◆ **Work to complete**: Reproduce verbatim the lines up to and including the one with "W, H = 711, 375", starting from the first.
════════
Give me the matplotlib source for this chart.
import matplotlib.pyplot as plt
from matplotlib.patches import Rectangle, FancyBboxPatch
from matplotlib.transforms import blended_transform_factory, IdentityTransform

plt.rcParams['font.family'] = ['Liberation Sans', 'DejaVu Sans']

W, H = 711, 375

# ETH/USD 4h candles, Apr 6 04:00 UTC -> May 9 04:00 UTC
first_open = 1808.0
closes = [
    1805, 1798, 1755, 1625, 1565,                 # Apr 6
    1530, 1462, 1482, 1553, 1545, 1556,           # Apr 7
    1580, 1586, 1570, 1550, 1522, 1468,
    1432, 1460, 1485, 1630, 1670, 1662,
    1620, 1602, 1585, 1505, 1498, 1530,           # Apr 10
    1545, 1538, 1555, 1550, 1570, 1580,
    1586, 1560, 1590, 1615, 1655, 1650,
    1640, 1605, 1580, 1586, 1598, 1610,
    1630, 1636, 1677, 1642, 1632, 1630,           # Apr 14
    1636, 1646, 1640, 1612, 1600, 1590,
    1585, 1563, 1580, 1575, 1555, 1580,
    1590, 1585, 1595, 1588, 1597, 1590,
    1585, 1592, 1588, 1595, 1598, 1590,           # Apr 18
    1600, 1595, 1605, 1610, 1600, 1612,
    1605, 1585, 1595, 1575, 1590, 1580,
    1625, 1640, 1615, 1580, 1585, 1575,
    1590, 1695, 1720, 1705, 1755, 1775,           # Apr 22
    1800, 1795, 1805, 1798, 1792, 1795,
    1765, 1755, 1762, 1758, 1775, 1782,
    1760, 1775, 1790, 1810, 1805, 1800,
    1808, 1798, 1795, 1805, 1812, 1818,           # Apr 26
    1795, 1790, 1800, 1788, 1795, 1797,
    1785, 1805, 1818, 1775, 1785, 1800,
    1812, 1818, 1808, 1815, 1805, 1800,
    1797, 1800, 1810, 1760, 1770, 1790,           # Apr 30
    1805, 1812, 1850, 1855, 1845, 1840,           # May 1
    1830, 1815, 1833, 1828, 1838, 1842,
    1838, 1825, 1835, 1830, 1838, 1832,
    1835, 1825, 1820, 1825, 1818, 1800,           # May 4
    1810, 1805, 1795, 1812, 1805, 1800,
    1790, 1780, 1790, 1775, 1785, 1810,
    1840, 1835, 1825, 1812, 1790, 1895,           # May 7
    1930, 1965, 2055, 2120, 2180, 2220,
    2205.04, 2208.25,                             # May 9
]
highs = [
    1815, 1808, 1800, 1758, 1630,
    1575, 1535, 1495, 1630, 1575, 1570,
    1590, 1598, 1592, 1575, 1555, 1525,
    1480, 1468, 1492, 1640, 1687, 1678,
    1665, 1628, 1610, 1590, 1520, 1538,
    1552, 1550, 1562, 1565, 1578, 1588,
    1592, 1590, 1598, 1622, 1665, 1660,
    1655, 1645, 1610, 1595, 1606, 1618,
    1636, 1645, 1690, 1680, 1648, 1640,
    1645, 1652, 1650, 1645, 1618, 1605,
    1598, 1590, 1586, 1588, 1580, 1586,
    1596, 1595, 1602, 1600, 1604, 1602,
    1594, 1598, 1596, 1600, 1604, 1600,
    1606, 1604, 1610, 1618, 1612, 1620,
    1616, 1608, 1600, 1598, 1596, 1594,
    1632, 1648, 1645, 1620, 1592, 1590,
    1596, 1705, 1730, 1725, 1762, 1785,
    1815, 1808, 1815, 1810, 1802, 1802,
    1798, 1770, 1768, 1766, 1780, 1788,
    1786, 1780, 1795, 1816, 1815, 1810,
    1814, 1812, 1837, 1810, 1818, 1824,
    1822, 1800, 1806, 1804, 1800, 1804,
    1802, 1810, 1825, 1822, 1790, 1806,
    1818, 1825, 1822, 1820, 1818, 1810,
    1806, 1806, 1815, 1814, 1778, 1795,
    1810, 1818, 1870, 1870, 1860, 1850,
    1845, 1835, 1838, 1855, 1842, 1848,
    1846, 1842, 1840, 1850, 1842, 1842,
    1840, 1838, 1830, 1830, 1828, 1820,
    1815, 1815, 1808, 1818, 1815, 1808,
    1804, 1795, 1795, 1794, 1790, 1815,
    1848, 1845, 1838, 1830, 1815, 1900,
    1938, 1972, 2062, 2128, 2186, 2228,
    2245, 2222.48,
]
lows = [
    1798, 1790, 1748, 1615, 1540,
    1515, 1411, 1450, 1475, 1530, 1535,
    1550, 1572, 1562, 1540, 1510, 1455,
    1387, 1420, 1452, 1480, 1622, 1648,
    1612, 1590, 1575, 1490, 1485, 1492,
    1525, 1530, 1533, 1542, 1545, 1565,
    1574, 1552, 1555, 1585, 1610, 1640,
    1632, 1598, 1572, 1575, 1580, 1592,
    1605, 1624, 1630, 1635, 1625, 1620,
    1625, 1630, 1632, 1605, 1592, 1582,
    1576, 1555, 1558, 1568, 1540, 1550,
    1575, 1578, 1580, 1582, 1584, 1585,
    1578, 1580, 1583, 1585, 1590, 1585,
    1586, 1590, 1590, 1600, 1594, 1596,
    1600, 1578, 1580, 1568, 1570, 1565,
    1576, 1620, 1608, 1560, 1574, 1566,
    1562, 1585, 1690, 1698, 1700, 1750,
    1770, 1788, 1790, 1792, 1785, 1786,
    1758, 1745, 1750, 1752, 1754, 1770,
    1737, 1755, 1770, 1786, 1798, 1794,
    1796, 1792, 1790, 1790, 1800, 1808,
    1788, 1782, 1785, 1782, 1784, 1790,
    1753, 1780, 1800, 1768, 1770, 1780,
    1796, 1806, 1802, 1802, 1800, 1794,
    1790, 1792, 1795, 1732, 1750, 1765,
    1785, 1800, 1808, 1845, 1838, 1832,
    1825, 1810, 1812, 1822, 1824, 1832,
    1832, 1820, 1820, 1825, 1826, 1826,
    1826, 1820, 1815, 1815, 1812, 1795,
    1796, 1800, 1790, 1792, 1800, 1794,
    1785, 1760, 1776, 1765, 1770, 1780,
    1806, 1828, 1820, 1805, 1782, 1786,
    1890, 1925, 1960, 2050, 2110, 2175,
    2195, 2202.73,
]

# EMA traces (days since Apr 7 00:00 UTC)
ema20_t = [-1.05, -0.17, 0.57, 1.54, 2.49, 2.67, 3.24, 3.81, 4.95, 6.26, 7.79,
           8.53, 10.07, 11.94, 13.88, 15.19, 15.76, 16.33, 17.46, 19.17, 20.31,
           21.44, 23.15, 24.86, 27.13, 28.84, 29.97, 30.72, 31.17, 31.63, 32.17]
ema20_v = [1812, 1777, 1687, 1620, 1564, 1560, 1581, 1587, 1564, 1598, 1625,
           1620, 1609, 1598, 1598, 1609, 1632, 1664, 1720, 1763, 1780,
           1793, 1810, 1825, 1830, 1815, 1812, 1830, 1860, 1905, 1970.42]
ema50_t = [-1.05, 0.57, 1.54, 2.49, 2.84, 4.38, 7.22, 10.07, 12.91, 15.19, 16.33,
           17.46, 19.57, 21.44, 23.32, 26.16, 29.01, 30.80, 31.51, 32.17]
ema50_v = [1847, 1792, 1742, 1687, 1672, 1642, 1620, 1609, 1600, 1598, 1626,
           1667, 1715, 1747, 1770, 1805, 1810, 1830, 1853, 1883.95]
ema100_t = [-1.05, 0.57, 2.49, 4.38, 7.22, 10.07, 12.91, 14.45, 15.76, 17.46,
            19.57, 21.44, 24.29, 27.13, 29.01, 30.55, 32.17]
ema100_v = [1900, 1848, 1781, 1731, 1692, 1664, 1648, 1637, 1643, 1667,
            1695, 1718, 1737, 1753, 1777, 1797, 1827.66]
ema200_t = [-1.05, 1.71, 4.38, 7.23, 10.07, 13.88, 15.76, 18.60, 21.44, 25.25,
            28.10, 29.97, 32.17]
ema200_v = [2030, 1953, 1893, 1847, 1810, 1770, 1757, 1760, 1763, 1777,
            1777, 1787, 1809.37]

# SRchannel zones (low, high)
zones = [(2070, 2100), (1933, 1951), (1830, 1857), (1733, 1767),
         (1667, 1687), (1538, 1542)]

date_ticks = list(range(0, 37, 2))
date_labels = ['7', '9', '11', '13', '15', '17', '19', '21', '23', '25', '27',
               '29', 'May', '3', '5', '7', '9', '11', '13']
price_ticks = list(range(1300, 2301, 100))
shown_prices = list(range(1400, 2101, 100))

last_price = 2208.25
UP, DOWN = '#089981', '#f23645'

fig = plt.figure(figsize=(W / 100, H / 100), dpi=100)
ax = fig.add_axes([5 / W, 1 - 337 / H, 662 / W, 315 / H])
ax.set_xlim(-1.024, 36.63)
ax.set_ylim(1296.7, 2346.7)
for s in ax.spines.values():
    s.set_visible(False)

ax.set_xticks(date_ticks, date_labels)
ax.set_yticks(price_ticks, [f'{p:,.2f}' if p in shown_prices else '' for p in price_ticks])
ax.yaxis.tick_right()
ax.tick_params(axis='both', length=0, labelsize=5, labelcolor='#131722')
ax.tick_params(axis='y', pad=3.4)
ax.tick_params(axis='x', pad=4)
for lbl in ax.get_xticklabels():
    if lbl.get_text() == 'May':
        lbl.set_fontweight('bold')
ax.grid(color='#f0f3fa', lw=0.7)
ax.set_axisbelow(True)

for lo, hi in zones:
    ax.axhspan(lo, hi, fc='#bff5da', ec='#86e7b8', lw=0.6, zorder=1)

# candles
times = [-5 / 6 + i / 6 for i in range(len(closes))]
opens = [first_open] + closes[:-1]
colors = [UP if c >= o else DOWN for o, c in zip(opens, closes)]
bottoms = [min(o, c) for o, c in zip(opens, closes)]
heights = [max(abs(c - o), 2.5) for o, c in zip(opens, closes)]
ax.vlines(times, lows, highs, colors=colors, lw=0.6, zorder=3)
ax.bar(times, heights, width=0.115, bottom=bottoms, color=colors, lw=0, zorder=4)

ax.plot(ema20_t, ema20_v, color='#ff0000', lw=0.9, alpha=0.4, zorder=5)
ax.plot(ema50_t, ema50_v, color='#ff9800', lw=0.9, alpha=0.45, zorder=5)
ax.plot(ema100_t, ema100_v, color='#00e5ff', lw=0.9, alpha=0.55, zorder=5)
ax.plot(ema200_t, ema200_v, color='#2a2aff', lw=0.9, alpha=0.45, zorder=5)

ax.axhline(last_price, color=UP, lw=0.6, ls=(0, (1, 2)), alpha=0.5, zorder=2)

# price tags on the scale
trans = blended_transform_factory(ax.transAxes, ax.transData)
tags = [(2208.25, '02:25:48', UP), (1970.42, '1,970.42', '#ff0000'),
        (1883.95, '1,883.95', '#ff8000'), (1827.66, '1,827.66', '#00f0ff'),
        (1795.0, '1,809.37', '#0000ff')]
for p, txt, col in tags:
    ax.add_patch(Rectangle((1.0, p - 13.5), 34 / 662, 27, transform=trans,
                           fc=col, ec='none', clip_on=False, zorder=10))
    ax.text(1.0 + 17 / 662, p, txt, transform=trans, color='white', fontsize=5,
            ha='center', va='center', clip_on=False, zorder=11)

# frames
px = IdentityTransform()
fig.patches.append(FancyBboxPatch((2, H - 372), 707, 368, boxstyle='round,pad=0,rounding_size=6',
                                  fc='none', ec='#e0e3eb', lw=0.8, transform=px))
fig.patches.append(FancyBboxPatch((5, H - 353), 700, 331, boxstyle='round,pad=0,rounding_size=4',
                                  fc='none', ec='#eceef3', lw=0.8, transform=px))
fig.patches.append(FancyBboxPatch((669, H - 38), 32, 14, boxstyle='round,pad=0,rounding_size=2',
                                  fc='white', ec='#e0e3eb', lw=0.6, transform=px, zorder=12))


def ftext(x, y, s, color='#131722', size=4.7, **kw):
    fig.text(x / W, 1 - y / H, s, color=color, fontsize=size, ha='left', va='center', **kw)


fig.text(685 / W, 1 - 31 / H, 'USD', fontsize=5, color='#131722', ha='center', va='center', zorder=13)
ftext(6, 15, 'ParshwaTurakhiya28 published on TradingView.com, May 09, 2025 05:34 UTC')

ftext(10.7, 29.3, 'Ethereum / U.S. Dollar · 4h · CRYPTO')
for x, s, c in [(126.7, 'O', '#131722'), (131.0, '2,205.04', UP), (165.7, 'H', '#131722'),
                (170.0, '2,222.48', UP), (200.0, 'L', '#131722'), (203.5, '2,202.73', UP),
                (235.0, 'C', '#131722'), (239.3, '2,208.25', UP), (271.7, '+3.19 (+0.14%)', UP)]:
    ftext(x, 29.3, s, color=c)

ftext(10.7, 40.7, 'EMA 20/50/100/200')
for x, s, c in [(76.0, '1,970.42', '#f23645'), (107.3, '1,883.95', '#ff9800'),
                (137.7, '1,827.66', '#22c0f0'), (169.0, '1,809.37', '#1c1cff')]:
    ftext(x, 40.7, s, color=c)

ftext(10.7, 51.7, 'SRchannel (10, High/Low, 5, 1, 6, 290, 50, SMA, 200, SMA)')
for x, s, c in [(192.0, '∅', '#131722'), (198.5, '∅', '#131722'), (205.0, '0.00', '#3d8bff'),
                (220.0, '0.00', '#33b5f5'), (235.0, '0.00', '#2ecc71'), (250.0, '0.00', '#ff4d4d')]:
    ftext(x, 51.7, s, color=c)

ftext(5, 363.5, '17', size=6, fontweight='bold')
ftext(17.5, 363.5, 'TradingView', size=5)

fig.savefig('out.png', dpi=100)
════════
◆ **Answer for this exercise**:
Give me the matplotlib source for this chart.
import matplotlib.pyplot as plt
from matplotlib.patches import Rectangle, FancyBboxPatch
from matplotlib.transforms import blended_transform_factory, IdentityTransform

plt.rcParams['font.family'] = ['Liberation Sans', 'DejaVu Sans']

W, H = 711, 375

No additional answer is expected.